Will your leadership style give your startup a better than 50-50 chance of success?
While startup businesses may have highly innovative products, services and funding, the success or failure of the business will rest primarily on the ability of the founder/CEO to hire, lead, and inspire the right people.
According to Harvard Business School professor Noam Wasserman people problems, such as bad leadership and hiring the wrong people, were the main reasons for the majority of business failures among 10,000 startup companies surveyed for his book, The Founder’s Dilemma (Princeton University Press, 2012).
A founder/CEO has a driving ambition to make his/her vision a reality. Their skill sets must include the ability to persuade people to invest time and energy in the company and motivate people to take ‘ownership’ of the vision, even though the odds of survival beyond one year are well below 50 percent. If their ambitions include the global marketplace, there will be an added level of leadership, decision-making, and multicultural appreciation to survive in a very dynamic environment.
Know your strengths & weaknesses as a leader
One of the most important survival skills a founder can develop is self-awareness of their leadership and communication styles, strengths and weaknesses; as well as that of their staff.
A revered high tech titan like Steve Jobs was renowned for having a volcanic temper and scathing criticism of subordinates who didn’t meet his standards, a combination that could have made Apple just another failed startup.
But Jobs had enough self-awareness to recognize that his style of leadership would only work if his key reports were not just talented but had enough self-confidence to deal with his mercurial temperament. He hired Tim Cook, Jonathan Ive and others because they were committed to his strategic vision and capable of realizing it without him being in the picture.
Have other high-profile Digital Age start-up companies learned from these experiences? Two of the best known, Google and Facebook, appear to have made the connection. Both companies have received kudos for executive leadership and as great places to work. The jury is still out on newer companies that have visionary leaders with strong personalities, such as Tesla and Uber.
Be aware of your blind spots
Startup founders must dream big in order to fuel their ambitions; however, does their staff share in the vision? Far too many entrepreneurs cannot answer this basic question. Having an unflagging sense of self-confidence helps them stay true to their strategic vision through the slog of product development, raising capital and a myriad of other challenges. This can-do attitude may help to overcome barriers but also cover up blind spots when making people decisions and earning their commitment to the vision.
In early stage startups, budget considerations may allow only for paid external advisers to provide expertise in essential areas, such as legal and accounting/auditing. However, it is also a period in the life of a company where getting good advice could make the difference between success and failure.
Don’t be afraid to ask for help
One option for the budget conscious founder is to form a “kitchen cabinet” of unofficial external advisers that could share their expertise as well as frank and honest feedback.
My kitchen cabinet is comprised of people with varied backgrounds and experiences in the US and global marketplace, such as entrepreneurs, financial professionals, lawyers and business services. Their advice has often kept me from stepping into sinkholes. All decisions have consequences and impacts, so adding a diversity of staff, both position and gender, to the kitchen cabinet can prove to be quite valuable.

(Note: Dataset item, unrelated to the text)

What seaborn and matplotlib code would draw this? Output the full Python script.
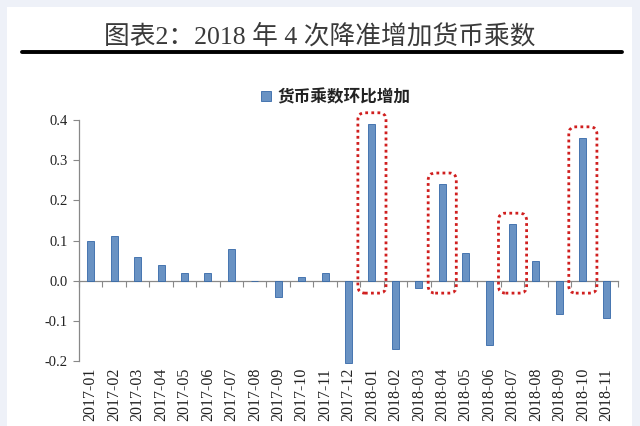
import matplotlib
matplotlib.use("Agg")
import matplotlib.pyplot as plt
from matplotlib.patches import FancyBboxPatch, Rectangle
from matplotlib.lines import Line2D
import seaborn as sns
import pandas as pd

months = ["2017-01", "2017-02", "2017-03", "2017-04", "2017-05", "2017-06",
          "2017-07", "2017-08", "2017-09", "2017-10", "2017-11", "2017-12",
          "2018-01", "2018-02", "2018-03", "2018-04", "2018-05", "2018-06",
          "2018-07", "2018-08", "2018-09", "2018-10", "2018-11"]
values = [0.10, 0.11, 0.06, 0.04, 0.02, 0.02, 0.08, 0.0, -0.04, 0.01, 0.02,
          -0.205, 0.39, -0.17, -0.018, 0.24, 0.07, -0.16, 0.14, 0.05,
          -0.083, 0.355, -0.093]
highlight = ["2018-01", "2018-04", "2018-07", "2018-10"]
series_name = "货币乘数环比增加"
title = "图表2：2018 年 4 次降准增加货币乘数"
yticks = [-0.2, -0.1, 0.0, 0.1, 0.2, 0.3, 0.4]

df = pd.DataFrame({"month": months, "value": values, "series": series_name})

sns.set_theme(style="white")
plt.rcParams["font.family"] = ["Liberation Serif", "Noto Sans CJK SC", "DejaVu Sans"]

fig = plt.figure(figsize=(6.4, 4.26), dpi=100)
fig.patch.set_facecolor("#eef1f8")
fig.add_artist(Rectangle((7 / 640, 0), (632 - 7) / 640, 1 - 7 / 426,
                         transform=fig.transFigure, facecolor="white",
                         edgecolor="none", zorder=-10))

ax = fig.add_axes([79 / 640, 1 - 361 / 426, (618 - 79) / 640, (361 - 120) / 426])
ax.set_facecolor("none")

sns.barplot(data=df, x="month", y="value", hue="series", ax=ax,
            palette=["#5a91d2"], width=0.3, edgecolor="#3568a8", linewidth=0.6,
            legend=True)
for p in ax.patches:
    p.set_clip_on(False)

ax.set_ylim(-0.2, 0.4)
ax.set_xlim(-0.5, len(months) - 0.5)
ax.set_yticks(yticks)
ax.set_yticklabels([f"{t:.1f}" for t in yticks], fontsize=10.5, color="#222222")
ax.set_xticks(range(len(months)))
ax.set_xticklabels(months, rotation=90, fontsize=11.5, color="#222222")
ax.tick_params(axis="x", length=0, pad=5)
ax.tick_params(axis="y", direction="out", length=4, width=0.8, color="#888888",
               left=True, pad=4)
ax.set_xlabel("")
ax.set_ylabel("")
for s in ["top", "right", "bottom"]:
    ax.spines[s].set_visible(False)
ax.spines["left"].set_color("#888888")
ax.spines["left"].set_linewidth(0.9)

# zero axis line with boundary ticks
zero_frac = (0 - (-0.2)) / (0.4 - (-0.2))
sec = ax.secondary_xaxis(zero_frac)
sec.set_xticks([i + 0.5 for i in range(len(months) - 1)] + [-0.5, len(months) - 0.5])
sec.set_xticklabels([])
sec.tick_params(direction="out", length=4, width=0.8, color="#888888")
sec.spines["bottom"].set_color("#888888")
sec.spines["bottom"].set_linewidth(0.9)
for s in ["top", "left", "right"]:
    sec.spines[s].set_visible(False)

# red dotted highlight boxes
for m in highlight:
    i = months.index(m)
    v = values[i]
    x0, x1 = i - 0.6, i + 0.6
    y0, y1 = -0.031, v + 0.028
    box = FancyBboxPatch((x0, y0), x1 - x0, y1 - y0,
                         boxstyle="round,pad=0,rounding_size=0.3",
                         mutation_aspect=0.06,
                         facecolor="none", edgecolor="#d01f1f",
                         linewidth=2.0, linestyle=(0, (1, 1.2)), zorder=5,
                         clip_on=False)
    ax.add_patch(box)

leg = ax.legend(loc="center", bbox_to_anchor=(336 / 640, 1 - 97 / 426),
                bbox_transform=fig.transFigure, frameon=False,
                handlelength=0.6, handleheight=0.6, handletextpad=0.4,
                prop={"family": ["Noto Sans CJK SC"], "weight": "bold", "size": 12})
for t in leg.get_texts():
    t.set_color("#222222")

fig.text(0.5, 1 - 36 / 426, title, ha="center", va="center", fontsize=18.5,
         color="#3a3a3a", family=["Liberation Serif", "Noto Sans CJK SC"])
fig.add_artist(Line2D([22 / 640, 622 / 640], [1 - 52 / 426, 1 - 52 / 426],
                      transform=fig.transFigure, color="black", linewidth=2.8))

fig.savefig("out.png", dpi=100)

Frank advice from trusted advisers can help a founder to become self-aware of their leadership and communication styles, strengths and weaknesses, which would be helpful in deciding whether finding a co-founder with complimentary skills would make good business sense.
Hiring key staff at different stages of a startup’s life cycle is another challenge. Multi-tasking and O.J.T. may be the norm for most startups, but not for businesses that want sustainable growth. Again, having the benefit of the expertise provided by trusted advisers could help to prevent making costly mistakes.
Are you planning to go global? The international markets could create huge demand for your products or services. Getting good advice is the key to making the right strategic decisions that could make or break a company, such as finding the right foreign partners, in-country managers and employees.
At some point, most startups will need to develop internal capabilities or hire external expertise to manage these key areas for growing the business.
The self-aware startup founder that knows his/her leadership strengths and weaknesses and has enough self-confidence to ask for advice is more likely to make the right people decisions and keep her company at the 50 + percent survival rate.